Chapter 40 provides transitional clauses to effect the continuation of people’s mental health orders made by the ACT Civil and Administrative Tribunal and other processes that have been initiated under the current act and which need to be continued after that act’s repeal by this bill.

Members will see that the content of these clauses in the bill is about clearer wording and safeguards on the processes for timely delivery of the right health and disability support options to a person with a mental illness or disorder. Members will also see that the bill’s clauses explicitly recognise that this timely delivery of the right supports is far more likely to occur if the legislation requires mental health and disability support professionals and the tribunal making mental health orders to consult meaningfully with the person and their carers about what they need and when, and to ensure the person can receive treatment when they urgently need it but are currently lacking the capacity to consent to it.

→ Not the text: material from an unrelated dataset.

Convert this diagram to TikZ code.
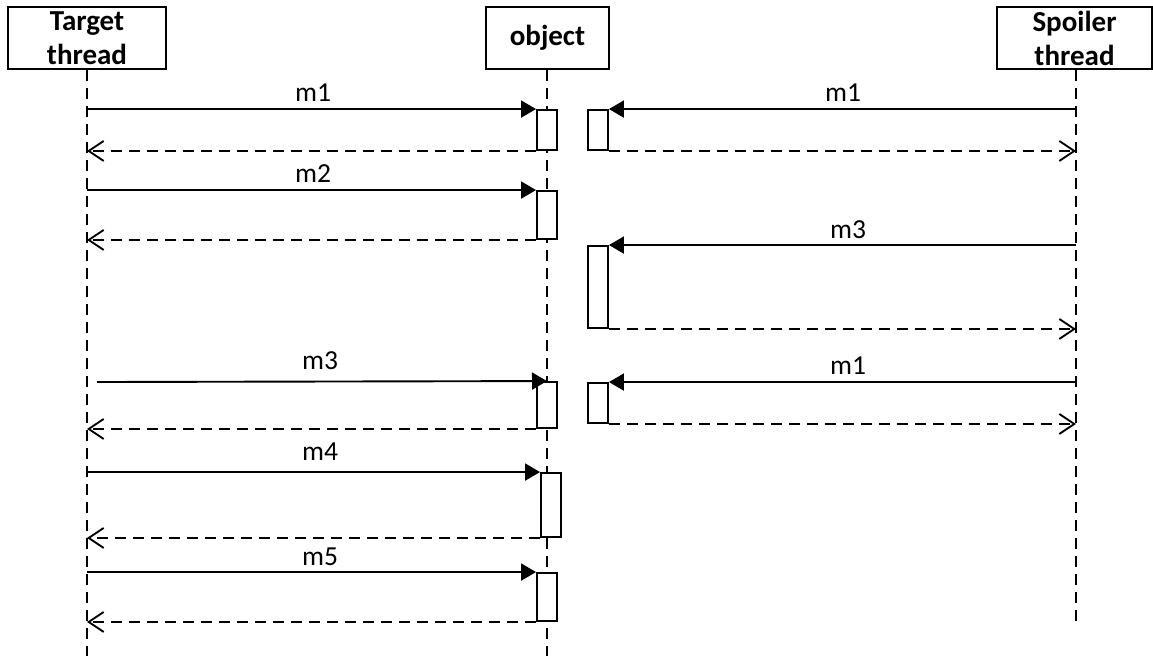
\documentclass[tikz,border=0pt]{standalone}
\usepackage{fontspec}
\setmainfont{Carlito}
\usetikzlibrary{arrows.meta}
\begin{document}
\begin{tikzpicture}[x=1pt,y=-1pt,
  header/.style={draw,line width=1.9pt,rectangle,minimum height=62pt,inner sep=0pt,align=center,
    font=\fontsize{29}{34}\selectfont\bfseries},
  lifeline/.style={line width=1.9pt,dash pattern=on 11pt off 7pt},
  act/.style={draw,line width=1.9pt,rectangle,fill=white,minimum width=20pt,inner sep=0pt},
  msg/.style={line width=1.9pt,-{Triangle[length=15pt,width=17pt]}},
  ret/.style={line width=1.9pt,dash pattern=on 11pt off 7pt,-{Straight Barb[length=15pt,width=20pt,line width=1.9pt]}},
  lbl/.style={anchor=base,inner sep=0pt,font=\fontsize{27.5}{30}\selectfont}]
\useasboundingbox (0,0) rectangle (1153,657);
% headers
\node[header,minimum width=158pt] (tgt) at (87,38) {Target\\thread};
\node[header,minimum width=123pt] (obj) at (547.5,38) {object};
\node[header,minimum width=155pt] (spl) at (1074.5,38) {Spoiler\\thread};
% lifeline ends
\coordinate (tgtEnd) at (87,656);
\coordinate (objEnd) at (547,656);
\coordinate (splEnd) at (1076,623);
\draw[lifeline] (tgt.south -| tgtEnd) -- (tgtEnd);
\draw[lifeline] (obj.south -| objEnd) -- (objEnd);
\draw[lifeline] (spl.south -| splEnd) -- (splEnd);
% activation boxes
\node[act,minimum height=40pt] (a1) at (547,130) {};
\node[act,minimum height=48pt] (a2) at (547,215) {};
\node[act,minimum height=46pt] (a3) at (547,405) {};
\node[act,minimum height=64pt] (a4) at (551,505) {};
\node[act,minimum height=48pt] (a5) at (547,597) {};
\node[act,minimum height=40pt] (s1) at (598,130) {};
\node[act,minimum height=82pt] (s2) at (598,287) {};
\node[act,minimum height=40pt] (s3) at (598,403) {};
\coordinate (m3start) at (97,382);
% target thread messages
\draw[msg] (a1.north west -| tgtEnd) -- (a1.north west);
\draw[ret] (a1.south west) -- (a1.south west -| tgtEnd);
\draw[msg] (a2.north west -| tgtEnd) -- (a2.north west);
\draw[ret] (a2.south west) -- (a2.south west -| tgtEnd);
\draw[msg] (m3start) -- (a3.north);
\draw[ret] (a3.south west) -- (a3.south west -| tgtEnd);
\draw[msg] (a4.north west -| tgtEnd) -- (a4.north west);
\draw[ret] (a4.south west) -- (a4.south west -| tgtEnd);
\draw[msg] (a5.north west -| tgtEnd) -- (a5.north west);
\draw[ret] (a5.south west) -- (a5.south west -| tgtEnd);
% spoiler thread messages
\draw[msg] (s1.north east -| splEnd) -- (s1.north east);
\draw[ret] (s1.south east) -- (s1.south east -| splEnd);
\draw[msg] (s2.north east -| splEnd) -- (s2.north east);
\draw[ret] (s2.south east) -- (s2.south east -| splEnd);
\draw[msg] (s3.north east -| splEnd) -- (s3.north east);
\draw[ret] (s3.south east) -- (s3.south east -| splEnd);
% labels
\node[lbl] (l1) at (313,101) {m1};
\node[lbl] (l2) at (313,182) {m2};
\node[lbl] (l3) at (320,369) {m3};
\node[lbl] (l4) at (320,460) {m4};
\node[lbl] (l5) at (320,565) {m5};
\node[lbl] (r1) at (843,101) {m1};
\node[lbl] (r2) at (848,238) {m3};
\node[lbl] (r3) at (848,374) {m1};
\end{tikzpicture}
\end{document}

The bill is the outcome of a highly consultative public review of the ACT’s current Mental Health (Treatment and Care) Act, which was first enacted in 1994. Since then, the ACT and most other societies throughout the economically developed world have significantly advanced inclusion of their members who have mental illness or disorders. This has occurred as people with mental illness or disorders and carers across the world have increasingly influenced the disability rights movement, as well as community development, psychology, psychiatry, ethics and the law.

The current act had been amended in parts since it was enacted in 1994, but an extensive formal review of the act has afforded our community a comprehensive opportunity to look at it as a whole and decide how it should be reformed. This bill is an outcome of that review, as was the Mental Health (Treatment and Care) Amendment Act passed by this place late last year.